Napster released a trial version of its new pay-per-song download service last week and will open it to the general public Oct. 29.
Napster joins other pay-per-song services in an effort to keep Internet music swapping within copyright laws as courts crack down on illegal file sharers.
According to Napster, the new service will have improved quality, 24-hour customer service and the largest legitimate collection of songs for downloading.
This service comes at a price to its users. Songs will cost 99 cents to download and burn, or the user can pay $9.95 a month for unlimited downloads.
The users who pay the monthly fee still have to pay 99 cents for every song they burn to a CD.
Shannan Carl, an animal science freshman, said she will not use the pay-per-song services while other options exist.
“There is not a very big chance you will get caught,” she said.
Carl said the companies’ decisions to charge for music downloading “may be good for them, but I don’t see why people would use it.”
This service differs from peer-to-peer sharing services because the music is not shared among users; it comes from a main database.
According to Napster, the database will have 500,000 songs when it opens to the public at the end of October, with thousands of songs added weekly.
Roxio, a digital media company, bought the rights to the Napster name and did away with its Pressplay service in favor of the new service.
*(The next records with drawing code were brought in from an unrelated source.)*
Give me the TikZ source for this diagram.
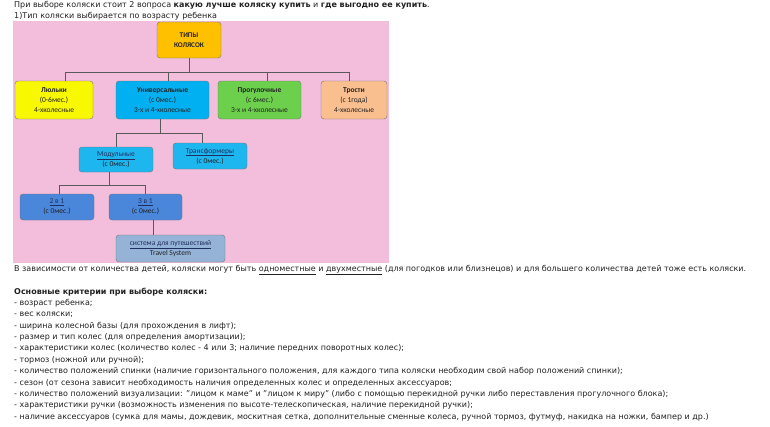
\documentclass[tikz,border=0pt]{standalone}
\usepackage{fontspec}
\setmainfont{DejaVu Sans}
\newfontfamily\boxfont{Carlito}
\usetikzlibrary{positioning}

\definecolor{pinkbg}{HTML}{F2BEDC}
\definecolor{orangebox}{HTML}{FFC000}
\definecolor{yellowbox}{HTML}{F8F800}
\definecolor{cyanbox}{HTML}{00B0F0}
\definecolor{greenbox}{HTML}{6CD04C}
\definecolor{peachbox}{HTML}{FABF8F}
\definecolor{lightcyan}{HTML}{1EB6EE}
\definecolor{bluebox}{HTML}{4A86DA}
\definecolor{steelbox}{HTML}{95B3D7}
\definecolor{textgray}{HTML}{222222}
\definecolor{linkblue}{HTML}{1F3060}

\tikzset{
	box/.style={draw=black!55, rounded corners=3pt, align=center, inner sep=0pt,
		text=textgray, font=\boxfont\fontsize{7.5}{10}\selectfont},
	conn/.style={draw=black!65, line width=0.6pt},
	line/.style={anchor=west, inner sep=0pt, text=textgray,
		font=\fontsize{8}{9}\selectfont}
}

\begin{document}
\begin{tikzpicture}[x=1pt,y=-1pt]
	\useasboundingbox (0,0) rectangle (770,426);
	\fill[white] (0,0) rectangle (770,426);
	
	% Heading lines
	\node[line] (intro) at (14,5) {При выборе коляски стоит 2 вопроса \textbf{какую лучше коляску купить} и \textbf{где выгодно ее купить}.};
	\node[line] (agetype) at (14,16) {1)Тип коляски выбирается по возрасту ребенка};
	
	% Pink background of the chart
	\fill[pinkbg] (13,21) rectangle (389,263);
	
	% Top box
	\node[box, fill=orangebox, minimum width=64pt, minimum height=36pt,
		font=\boxfont\bfseries\fontsize{7.2}{10}\selectfont] (types) at (189,40) {ТИПЫ\\КОЛЯСОК};
	
	% First level
	\node[box, fill=yellowbox, minimum width=78pt, minimum height=38pt] (cradle) at (54,100) {\textbf{Люльки}\\(0-6мес.)\\4-хколесные};
	\node[box, fill=cyanbox, minimum width=93pt, minimum height=38pt] (universal) at (162.5,100) {\textbf{Универсальные}\\(с 0мес.)\\3-х и 4-хколесные};
	\node[box, fill=greenbox, minimum width=83pt, minimum height=38pt] (stroll) at (259.5,100) {\textbf{Прогулочные}\\(с 6мес.)\\3-х и 4-хколесные};
	\node[box, fill=peachbox, minimum width=66pt, minimum height=38pt] (cane) at (354,100) {\textbf{Трости}\\(с 1года)\\4-хколесные};
	
	% Bus from top box
	\coordinate (bus1) at (189,72);
	\draw[conn] (types.south) -- (types.south |- bus1);
	\draw[conn] ([xshift=11pt]cradle.north) -- ([xshift=11pt]cradle.north |- bus1) -- ([xshift=-5pt]cane.north |- bus1) -- ([xshift=-5pt]cane.north);
	\draw[conn] ([xshift=5.5pt]universal.north) -- ([xshift=5.5pt]universal.north |- bus1);
	\draw[conn] ([xshift=7.5pt]stroll.north) -- ([xshift=7.5pt]stroll.north |- bus1);
	
	% Second level (universal)
	\node[box, fill=lightcyan, minimum width=74pt, minimum height=25pt] (modular) at (116,159.5) {\textcolor{linkblue}{\underline{Модульные}}\\(с 0мес.)};
	\node[box, fill=lightcyan, minimum width=74pt, minimum height=26pt] (transformer) at (210,156) {\textcolor{linkblue}{\underline{Трансформеры}}\\(с 0мес.)};
	
	\coordinate (bus2) at (160,133);
	\draw[conn] ([xshift=-2.5pt]universal.south) -- ([xshift=-2.5pt]universal.south |- bus2);
	\draw[conn] (modular.north) -- (modular.north |- bus2) -- ([xshift=-8pt]transformer.north |- bus2) -- ([xshift=-8pt]transformer.north);
	
	% Third level (modular)
	\node[box, fill=bluebox, minimum width=74pt, minimum height=26pt] (twoinone) at (57,207) {\textcolor{linkblue}{\underline{2 в 1}}\\(с 0мес.)};
	\node[box, fill=bluebox, minimum width=73pt, minimum height=26pt] (threeinone) at (145.5,207) {\textcolor{linkblue}{\underline{3 в 1}}\\(с 0мес.)};
	
	\coordinate (bus3) at (109,185);
	\draw[conn] ([xshift=-7pt]modular.south) -- ([xshift=-7pt]modular.south |- bus3);
	\draw[conn] ([xshift=2pt]twoinone.north) -- ([xshift=2pt]twoinone.north |- bus3) -- (threeinone.north |- bus3) -- (threeinone.north);
	
	% Travel system
	\node[box, fill=steelbox, minimum width=109pt, minimum height=27pt] (travel) at (170.5,248.5) {\textcolor{linkblue}{\underline{система для путешествий}}\\Travel System};
	\draw[conn] ([xshift=7.5pt]threeinone.south) -- ([xshift=7.5pt]threeinone.south |- travel.north);
	
	% Text under the chart
	\node[line] (seats) at (14,270) {В зависимости от количества детей, коляски могут быть \underline{одноместные} и \underline{двухместные} (для погодков или близнецов) и для большего количества детей тоже есть коляски.};
	
	% Criteria list
	\node[line] (crithead) at (14,292) {\textbf{Основные критерии при выборе коляски:}};
	\node[line] (c1) at (14,303) {- возраст ребенка;};
	\node[line] (c2) at (14,314.4) {- вес коляски;};
	\node[line] (c3) at (14,325.8) {- ширина колесной базы (для прохождения в лифт);};
	\node[line] (c4) at (14,337.2) {- размер и тип колес (для определения амортизации);};
	\node[line] (c5) at (14,348.6) {- характеристики колес (количество колес - 4 или 3; наличие передних поворотных колес);};
	\node[line] (c6) at (14,360) {- тормоз (ножной или ручной);};
	\node[line] (c7) at (14,371.4) {- количество положений спинки (наличие горизонтального положения, для каждого типа коляски необходим свой набор положений спинки);};
	\node[line] (c8) at (14,382.8) {- сезон (от сезона зависит необходимость наличия определенных колес и определенных аксессуаров;};
	\node[line] (c9) at (14,394.2) {- количество положений визуализации: "лицом к маме" и "лицом к миру" (либо с помощью перекидной ручки либо переставления прогулочного блока);};
	\node[line] (c10) at (14,405.6) {- характеристики ручки (возможность изменения по высоте-телескопическая, наличие перекидной ручки);};
	\node[line] (c11) at (14,417) {- наличие аксессуаров (сумка для мамы, дождевик, москитная сетка, дополнительные сменные колеса, ручной тормоз, футмуф, накидка на ножки, бампер и др.)};
	
\end{tikzpicture}
\end{document}
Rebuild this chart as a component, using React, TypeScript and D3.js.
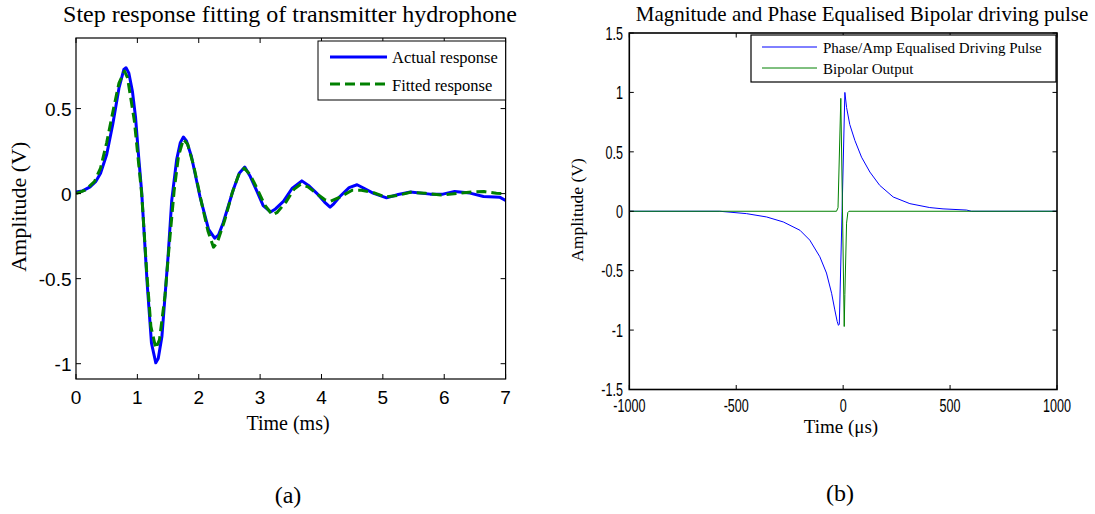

The new version is working well so far, according to Napster.
Music downloaders have many options when it comes to picking a service to use. Roxio’s Napster service joins Musicmatch Downloads and iTunes among legally sound pay-per-play services. These services have agreements with recording companies that allow them to sell the songs.
Linda Barger, a public relations specialist for Musicmatch, said Musicmatch Downloads offers 240,000 tracks with thousands of new tracks added each week.
With Musicmatch, as with Napster, a subscription is not required to download songs, although it gives the subscriber added benefits such as customization.
Peer-to-peer networks are popular for file-sharing, but using these networks to copy songs onto CDs is illegal. Kazaa and Morpheus are examples of these networks on which many users trade music.
Michael Weiss, CEO of StreamCast Networks, Inc., the developers of Morpheus, said Morpheus is not a music service.
“The central issue here is whether P2P file-sharing developers should be held liable for providing a product that has many useful and legal purposes just because it could be used in the wrong way,” he said.
Weiss said services such as Napster and Musicmatch will “likely have no real effect” on file-sharing technology.
Court decisions in recent lawsuits may be the final factor that decides whether these file-sharing developers are allowed to continue their services or if the pay-per-song services will become the norm.
Weiss said what Morpheus does is within the law.
“We expect to prevail, and if we do not, we will take this to the Supreme Court if we must,” he said.